Evidemment, il faut être bon et rigoureux sur le plan technique… mais les CPI ne sont pas des machines à penser ou des puits de sciences ! Ils doivent toutefois savoir identifier les problématiques et, si nécessaire, avoir recours à des spécialités complémentaires sur certaines questions. Je consulte assez souvent mon réseau de partenaires de spécialités proches ou complémentaires. L’une d’elle est même une ancienne élève du Master 2!

Il faut être optimiste et tenace, mais ça, ce n’est pas réservé qu’aux CPI…

 

Q.5 -Quelle est l’approche à adopter lorsque confronté à un challenge, que ce soit sur un cas ou avec un client ?

 

C’est une très bonne question ! C’est une question à laquelle j’essaie de sensibiliser mes stagiaires.

Savoir comment observer la problématique d’un client, savoir choisir un angle d’attaque, est bien souvent plus important que connaître les solutions juridiques applicables (ce qui est la base de notre métier).
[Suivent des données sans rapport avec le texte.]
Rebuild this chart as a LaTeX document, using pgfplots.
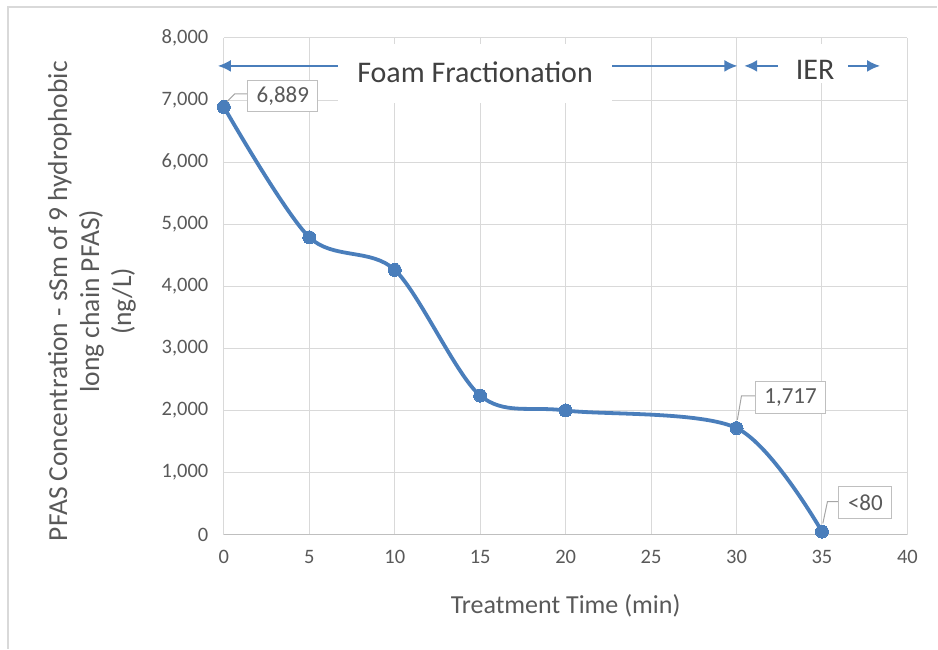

La question de l’approche se pose par exemple très souvent dans les dossiers de litiges, lorsque l’on négocie un accord amiable avec un adversaire, ou bien lorsque l’on fait des recherches d’antériorités et que l’on doit estimer le risque pratique associé à un droit antérieur par exemple. A ce moment-là, ce ne sont pas simplement les données techniques ou juridiques qui entrent en ligne de compte, mais aussi et surtout, des données pratiques. Il faut alors sortir de la théorie pour s’interroger sur la situation des parties : quel risque le client est-il prêt à courir ? si le risque se réalise, quelles seront nos options ? quelle marge de négociation avons-nous ? quel est le budget du client ?

Essayer d’être un bon conseil, c’est prendre toutes ces données en compte. Une solution valable dans un dossier n’est pas forcément applicable à un autre, même si le problème juridique est le même.

Q.6 – Quels sont les conseils que vous donneriez à un étudiant diplômé affrontant ses premières expériences professionnelles ?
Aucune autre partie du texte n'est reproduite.